_Problem statement_:
Keep the pictures out of the copy and repeat the records exactly.

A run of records
:::

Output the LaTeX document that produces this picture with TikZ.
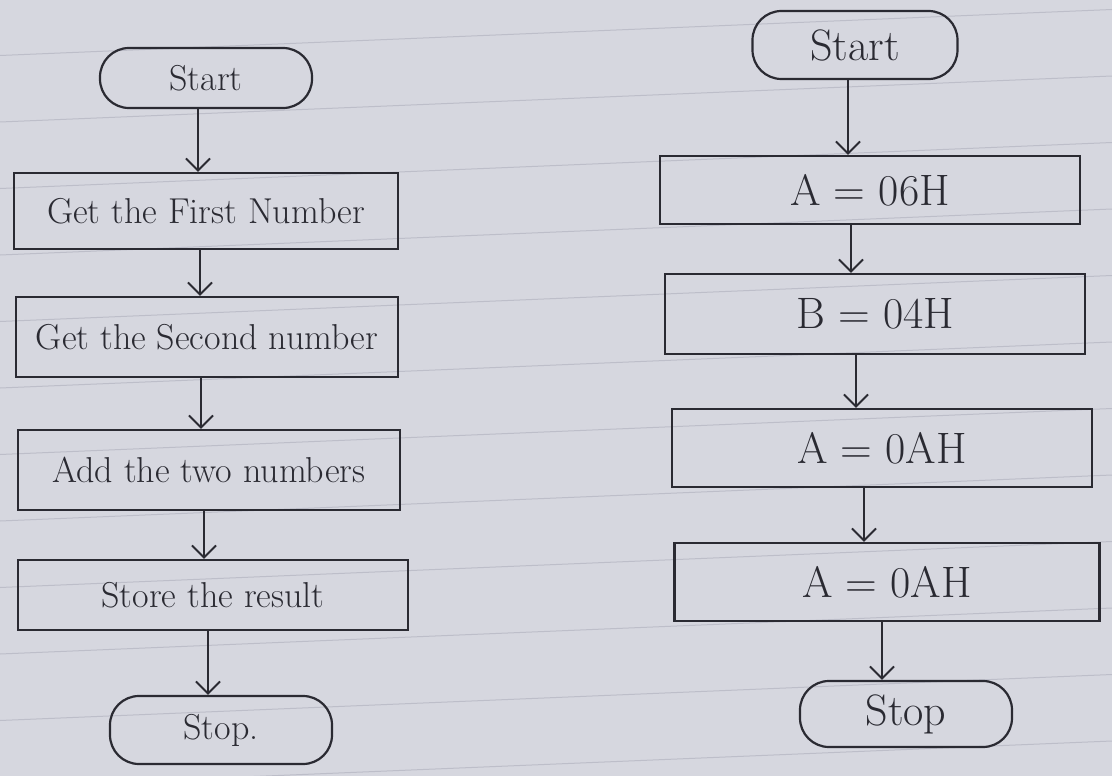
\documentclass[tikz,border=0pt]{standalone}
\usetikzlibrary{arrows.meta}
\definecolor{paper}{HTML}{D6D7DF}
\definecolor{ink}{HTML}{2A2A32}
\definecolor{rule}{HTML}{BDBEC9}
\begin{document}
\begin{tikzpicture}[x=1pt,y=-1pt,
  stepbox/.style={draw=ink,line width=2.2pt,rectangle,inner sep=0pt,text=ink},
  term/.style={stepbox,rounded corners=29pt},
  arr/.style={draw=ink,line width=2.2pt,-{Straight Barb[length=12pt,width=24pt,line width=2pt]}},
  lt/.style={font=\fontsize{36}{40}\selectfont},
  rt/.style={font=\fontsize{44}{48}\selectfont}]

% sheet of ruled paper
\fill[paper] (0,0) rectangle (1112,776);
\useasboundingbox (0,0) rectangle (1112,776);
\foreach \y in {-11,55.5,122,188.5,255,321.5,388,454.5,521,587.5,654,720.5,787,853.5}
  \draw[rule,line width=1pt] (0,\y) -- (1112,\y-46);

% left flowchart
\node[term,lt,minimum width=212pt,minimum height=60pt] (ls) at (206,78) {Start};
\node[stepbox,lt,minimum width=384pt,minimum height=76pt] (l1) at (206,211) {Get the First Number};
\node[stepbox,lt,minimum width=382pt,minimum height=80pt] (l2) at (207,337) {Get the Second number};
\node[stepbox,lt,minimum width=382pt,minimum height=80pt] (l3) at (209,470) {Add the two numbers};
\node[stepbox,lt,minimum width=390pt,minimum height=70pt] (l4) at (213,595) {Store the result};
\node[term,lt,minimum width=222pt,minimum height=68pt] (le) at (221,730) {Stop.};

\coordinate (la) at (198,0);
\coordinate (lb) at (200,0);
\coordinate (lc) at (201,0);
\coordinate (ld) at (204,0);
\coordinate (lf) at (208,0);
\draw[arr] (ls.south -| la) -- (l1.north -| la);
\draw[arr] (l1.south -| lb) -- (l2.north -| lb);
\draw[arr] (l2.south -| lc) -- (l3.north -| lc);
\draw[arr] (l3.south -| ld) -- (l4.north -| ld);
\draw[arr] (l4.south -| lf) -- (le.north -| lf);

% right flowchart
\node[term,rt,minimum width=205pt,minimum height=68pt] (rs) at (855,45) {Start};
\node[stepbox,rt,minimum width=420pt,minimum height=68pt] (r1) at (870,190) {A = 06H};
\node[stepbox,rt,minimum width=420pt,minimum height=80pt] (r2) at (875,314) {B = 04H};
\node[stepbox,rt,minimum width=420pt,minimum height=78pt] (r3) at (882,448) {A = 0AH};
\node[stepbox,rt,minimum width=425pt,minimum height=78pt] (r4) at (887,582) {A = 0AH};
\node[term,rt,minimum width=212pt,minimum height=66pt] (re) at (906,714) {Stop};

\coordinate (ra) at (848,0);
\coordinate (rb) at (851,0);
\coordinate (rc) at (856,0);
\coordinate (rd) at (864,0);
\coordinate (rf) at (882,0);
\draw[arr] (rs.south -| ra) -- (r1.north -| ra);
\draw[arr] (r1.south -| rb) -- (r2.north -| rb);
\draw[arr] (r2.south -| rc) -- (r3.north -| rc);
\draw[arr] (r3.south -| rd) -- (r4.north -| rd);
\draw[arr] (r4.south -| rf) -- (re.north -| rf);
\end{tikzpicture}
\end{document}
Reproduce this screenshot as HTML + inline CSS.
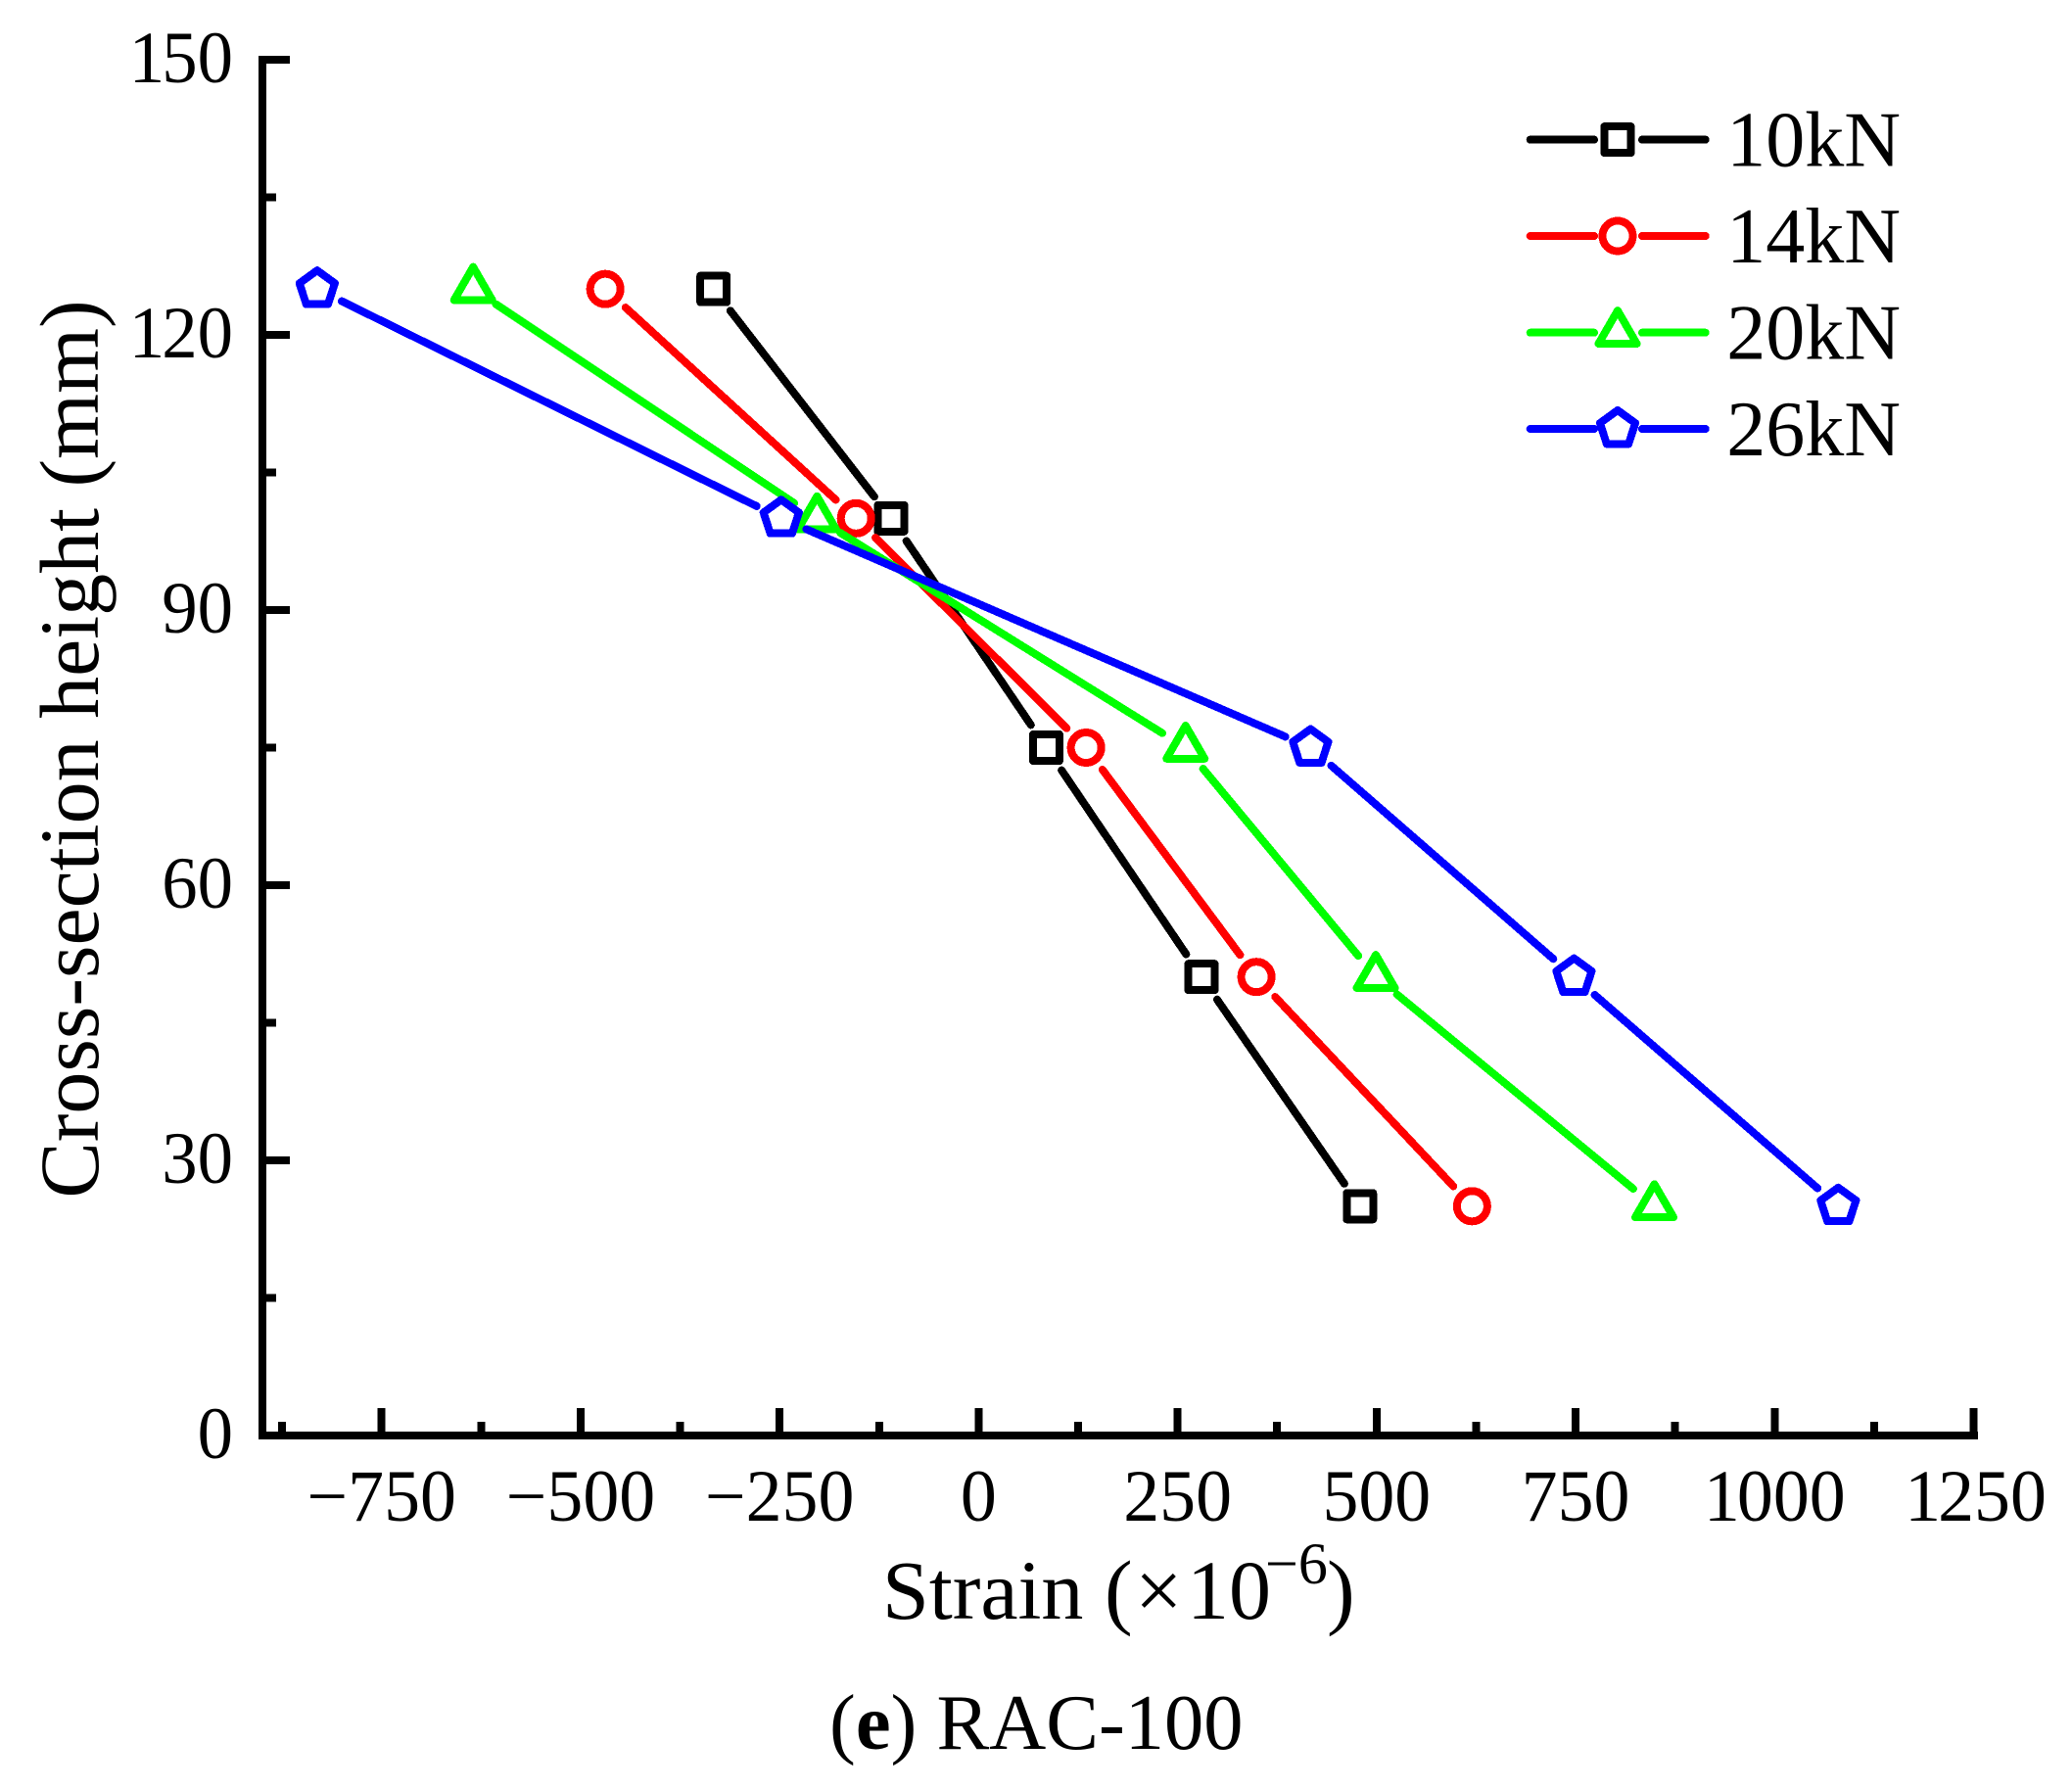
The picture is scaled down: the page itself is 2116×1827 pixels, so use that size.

:::

_Task result_:
Output the LaTeX document that produces this picture with TikZ.
\documentclass[tikz,border=0pt]{standalone}
\usetikzlibrary{arrows.meta}
\definecolor{paper}{HTML}{D6D7DF}
\definecolor{ink}{HTML}{2A2A32}
\definecolor{rule}{HTML}{BDBEC9}
\begin{document}
\begin{tikzpicture}[x=1pt,y=-1pt,
  stepbox/.style={draw=ink,line width=2.2pt,rectangle,inner sep=0pt,text=ink},
  term/.style={stepbox,rounded corners=29pt},
  arr/.style={draw=ink,line width=2.2pt,-{Straight Barb[length=12pt,width=24pt,line width=2pt]}},
  lt/.style={font=\fontsize{36}{40}\selectfont},
  rt/.style={font=\fontsize{44}{48}\selectfont}]

% sheet of ruled paper
\fill[paper] (0,0) rectangle (1112,776);
\useasboundingbox (0,0) rectangle (1112,776);
\foreach \y in {-11,55.5,122,188.5,255,321.5,388,454.5,521,587.5,654,720.5,787,853.5}
  \draw[rule,line width=1pt] (0,\y) -- (1112,\y-46);

% left flowchart
\node[term,lt,minimum width=212pt,minimum height=60pt] (ls) at (206,78) {Start};
\node[stepbox,lt,minimum width=384pt,minimum height=76pt] (l1) at (206,211) {Get the First Number};
\node[stepbox,lt,minimum width=382pt,minimum height=80pt] (l2) at (207,337) {Get the Second number};
\node[stepbox,lt,minimum width=382pt,minimum height=80pt] (l3) at (209,470) {Add the two numbers};
\node[stepbox,lt,minimum width=390pt,minimum height=70pt] (l4) at (213,595) {Store the result};
\node[term,lt,minimum width=222pt,minimum height=68pt] (le) at (221,730) {Stop.};

\coordinate (la) at (198,0);
\coordinate (lb) at (200,0);
\coordinate (lc) at (201,0);
\coordinate (ld) at (204,0);
\coordinate (lf) at (208,0);
\draw[arr] (ls.south -| la) -- (l1.north -| la);
\draw[arr] (l1.south -| lb) -- (l2.north -| lb);
\draw[arr] (l2.south -| lc) -- (l3.north -| lc);
\draw[arr] (l3.south -| ld) -- (l4.north -| ld);
\draw[arr] (l4.south -| lf) -- (le.north -| lf);

% right flowchart
\node[term,rt,minimum width=205pt,minimum height=68pt] (rs) at (855,45) {Start};
\node[stepbox,rt,minimum width=420pt,minimum height=68pt] (r1) at (870,190) {A = 06H};
\node[stepbox,rt,minimum width=420pt,minimum height=80pt] (r2) at (875,314) {B = 04H};
\node[stepbox,rt,minimum width=420pt,minimum height=78pt] (r3) at (882,448) {A = 0AH};
\node[stepbox,rt,minimum width=425pt,minimum height=78pt] (r4) at (887,582) {A = 0AH};
\node[term,rt,minimum width=212pt,minimum height=66pt] (re) at (906,714) {Stop};

\coordinate (ra) at (848,0);
\coordinate (rb) at (851,0);
\coordinate (rc) at (856,0);
\coordinate (rd) at (864,0);
\coordinate (rf) at (882,0);
\draw[arr] (rs.south -| ra) -- (r1.north -| ra);
\draw[arr] (r1.south -| rb) -- (r2.north -| rb);
\draw[arr] (r2.south -| rc) -- (r3.north -| rc);
\draw[arr] (r3.south -| rd) -- (r4.north -| rd);
\draw[arr] (r4.south -| rf) -- (re.north -| rf);
\end{tikzpicture}
\end{document}
Reproduce this screenshot as HTML + inline CSS.
The picture is scaled down: the page itself is 2116×1827 pixels, so use that size.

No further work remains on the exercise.